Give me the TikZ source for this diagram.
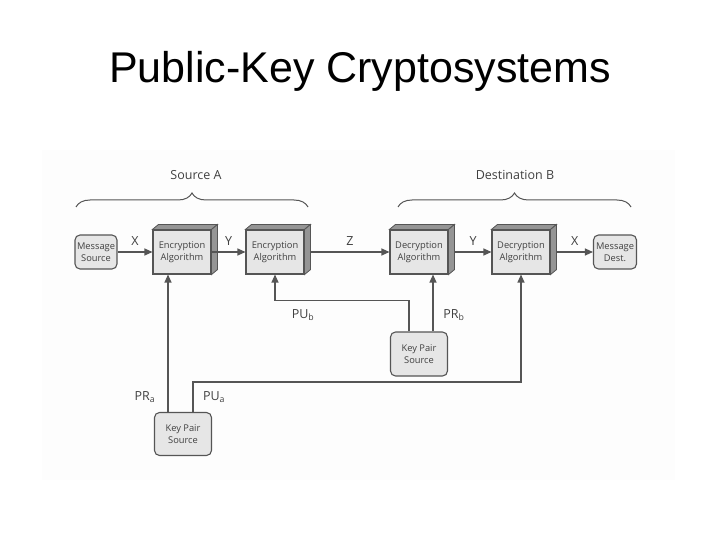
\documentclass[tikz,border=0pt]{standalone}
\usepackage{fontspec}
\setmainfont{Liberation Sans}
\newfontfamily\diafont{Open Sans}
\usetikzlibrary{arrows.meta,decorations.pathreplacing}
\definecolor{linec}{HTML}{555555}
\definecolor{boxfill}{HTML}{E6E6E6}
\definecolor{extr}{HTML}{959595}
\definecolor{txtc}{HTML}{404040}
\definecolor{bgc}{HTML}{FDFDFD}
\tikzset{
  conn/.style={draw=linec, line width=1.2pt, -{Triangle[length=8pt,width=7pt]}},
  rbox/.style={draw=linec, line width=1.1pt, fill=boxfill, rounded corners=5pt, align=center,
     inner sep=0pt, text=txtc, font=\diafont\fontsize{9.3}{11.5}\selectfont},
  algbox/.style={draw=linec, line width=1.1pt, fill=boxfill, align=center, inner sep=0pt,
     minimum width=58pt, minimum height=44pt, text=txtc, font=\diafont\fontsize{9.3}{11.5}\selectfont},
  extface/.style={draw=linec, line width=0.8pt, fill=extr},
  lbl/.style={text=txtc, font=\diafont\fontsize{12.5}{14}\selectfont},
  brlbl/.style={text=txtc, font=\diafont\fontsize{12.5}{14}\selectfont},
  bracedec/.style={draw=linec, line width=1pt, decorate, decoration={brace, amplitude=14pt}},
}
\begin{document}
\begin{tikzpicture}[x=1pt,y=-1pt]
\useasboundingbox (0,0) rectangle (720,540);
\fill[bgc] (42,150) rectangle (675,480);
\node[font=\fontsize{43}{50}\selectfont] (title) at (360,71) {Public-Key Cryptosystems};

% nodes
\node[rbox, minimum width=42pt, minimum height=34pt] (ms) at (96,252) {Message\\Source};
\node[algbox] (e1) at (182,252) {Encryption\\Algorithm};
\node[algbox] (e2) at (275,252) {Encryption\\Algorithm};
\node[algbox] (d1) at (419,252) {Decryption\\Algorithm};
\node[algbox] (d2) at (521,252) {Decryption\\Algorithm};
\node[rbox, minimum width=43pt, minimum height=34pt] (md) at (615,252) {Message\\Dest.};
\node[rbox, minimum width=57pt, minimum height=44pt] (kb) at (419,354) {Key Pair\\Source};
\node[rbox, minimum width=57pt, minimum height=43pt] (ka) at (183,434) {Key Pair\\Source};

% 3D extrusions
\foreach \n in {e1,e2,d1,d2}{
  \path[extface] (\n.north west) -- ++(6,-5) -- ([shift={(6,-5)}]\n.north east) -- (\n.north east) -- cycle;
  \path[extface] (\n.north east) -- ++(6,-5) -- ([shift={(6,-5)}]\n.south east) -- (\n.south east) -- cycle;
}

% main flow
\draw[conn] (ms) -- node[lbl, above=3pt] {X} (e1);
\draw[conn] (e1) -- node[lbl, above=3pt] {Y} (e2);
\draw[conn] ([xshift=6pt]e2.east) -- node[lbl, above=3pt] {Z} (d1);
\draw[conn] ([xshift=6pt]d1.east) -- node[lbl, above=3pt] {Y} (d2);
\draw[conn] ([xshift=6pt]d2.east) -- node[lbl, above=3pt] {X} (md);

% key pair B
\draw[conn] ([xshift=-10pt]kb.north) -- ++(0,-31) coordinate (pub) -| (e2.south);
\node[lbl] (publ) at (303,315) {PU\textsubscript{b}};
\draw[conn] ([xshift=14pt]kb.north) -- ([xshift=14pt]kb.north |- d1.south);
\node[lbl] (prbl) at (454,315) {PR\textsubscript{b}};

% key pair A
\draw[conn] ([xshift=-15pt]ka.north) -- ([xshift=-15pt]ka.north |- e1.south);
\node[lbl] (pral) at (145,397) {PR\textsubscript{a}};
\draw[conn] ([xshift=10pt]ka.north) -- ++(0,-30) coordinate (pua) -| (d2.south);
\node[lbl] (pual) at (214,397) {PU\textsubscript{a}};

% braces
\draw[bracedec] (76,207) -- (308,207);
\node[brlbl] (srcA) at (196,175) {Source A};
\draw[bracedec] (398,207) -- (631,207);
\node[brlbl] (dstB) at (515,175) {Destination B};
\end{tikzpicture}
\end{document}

━━━━

Task goal:
The pictures should not be reproduced; quote all of the other material exactly.

Task answer:
Give me the TikZ source for this diagram.
\documentclass[tikz,border=0pt]{standalone}
\usepackage{fontspec}
\setmainfont{Liberation Sans}
\newfontfamily\diafont{Open Sans}
\usetikzlibrary{arrows.meta,decorations.pathreplacing}
\definecolor{linec}{HTML}{555555}
\definecolor{boxfill}{HTML}{E6E6E6}
\definecolor{extr}{HTML}{959595}
\definecolor{txtc}{HTML}{404040}
\definecolor{bgc}{HTML}{FDFDFD}
\tikzset{
  conn/.style={draw=linec, line width=1.2pt, -{Triangle[length=8pt,width=7pt]}},
  rbox/.style={draw=linec, line width=1.1pt, fill=boxfill, rounded corners=5pt, align=center,
     inner sep=0pt, text=txtc, font=\diafont\fontsize{9.3}{11.5}\selectfont},
  algbox/.style={draw=linec, line width=1.1pt, fill=boxfill, align=center, inner sep=0pt,
     minimum width=58pt, minimum height=44pt, text=txtc, font=\diafont\fontsize{9.3}{11.5}\selectfont},
  extface/.style={draw=linec, line width=0.8pt, fill=extr},
  lbl/.style={text=txtc, font=\diafont\fontsize{12.5}{14}\selectfont},
  brlbl/.style={text=txtc, font=\diafont\fontsize{12.5}{14}\selectfont},
  bracedec/.style={draw=linec, line width=1pt, decorate, decoration={brace, amplitude=14pt}},
}
\begin{document}
\begin{tikzpicture}[x=1pt,y=-1pt]
\useasboundingbox (0,0) rectangle (720,540);
\fill[bgc] (42,150) rectangle (675,480);
\node[font=\fontsize{43}{50}\selectfont] (title) at (360,71) {Public-Key Cryptosystems};

% nodes
\node[rbox, minimum width=42pt, minimum height=34pt] (ms) at (96,252) {Message\\Source};
\node[algbox] (e1) at (182,252) {Encryption\\Algorithm};
\node[algbox] (e2) at (275,252) {Encryption\\Algorithm};
\node[algbox] (d1) at (419,252) {Decryption\\Algorithm};
\node[algbox] (d2) at (521,252) {Decryption\\Algorithm};
\node[rbox, minimum width=43pt, minimum height=34pt] (md) at (615,252) {Message\\Dest.};
\node[rbox, minimum width=57pt, minimum height=44pt] (kb) at (419,354) {Key Pair\\Source};
\node[rbox, minimum width=57pt, minimum height=43pt] (ka) at (183,434) {Key Pair\\Source};

% 3D extrusions
\foreach \n in {e1,e2,d1,d2}{
  \path[extface] (\n.north west) -- ++(6,-5) -- ([shift={(6,-5)}]\n.north east) -- (\n.north east) -- cycle;
  \path[extface] (\n.north east) -- ++(6,-5) -- ([shift={(6,-5)}]\n.south east) -- (\n.south east) -- cycle;
}

% main flow
\draw[conn] (ms) -- node[lbl, above=3pt] {X} (e1);
\draw[conn] (e1) -- node[lbl, above=3pt] {Y} (e2);
\draw[conn] ([xshift=6pt]e2.east) -- node[lbl, above=3pt] {Z} (d1);
\draw[conn] ([xshift=6pt]d1.east) -- node[lbl, above=3pt] {Y} (d2);
\draw[conn] ([xshift=6pt]d2.east) -- node[lbl, above=3pt] {X} (md);

% key pair B
\draw[conn] ([xshift=-10pt]kb.north) -- ++(0,-31) coordinate (pub) -| (e2.south);
\node[lbl] (publ) at (303,315) {PU\textsubscript{b}};
\draw[conn] ([xshift=14pt]kb.north) -- ([xshift=14pt]kb.north |- d1.south);
\node[lbl] (prbl) at (454,315) {PR\textsubscript{b}};

% key pair A
\draw[conn] ([xshift=-15pt]ka.north) -- ([xshift=-15pt]ka.north |- e1.south);
\node[lbl] (pral) at (145,397) {PR\textsubscript{a}};
\draw[conn] ([xshift=10pt]ka.north) -- ++(0,-30) coordinate (pua) -| (d2.south);
\node[lbl] (pual) at (214,397) {PU\textsubscript{a}};

% braces
\draw[bracedec] (76,207) -- (308,207);
\node[brlbl] (srcA) at (196,175) {Source A};
\draw[bracedec] (398,207) -- (631,207);
\node[brlbl] (dstB) at (515,175) {Destination B};
\end{tikzpicture}
\end{document}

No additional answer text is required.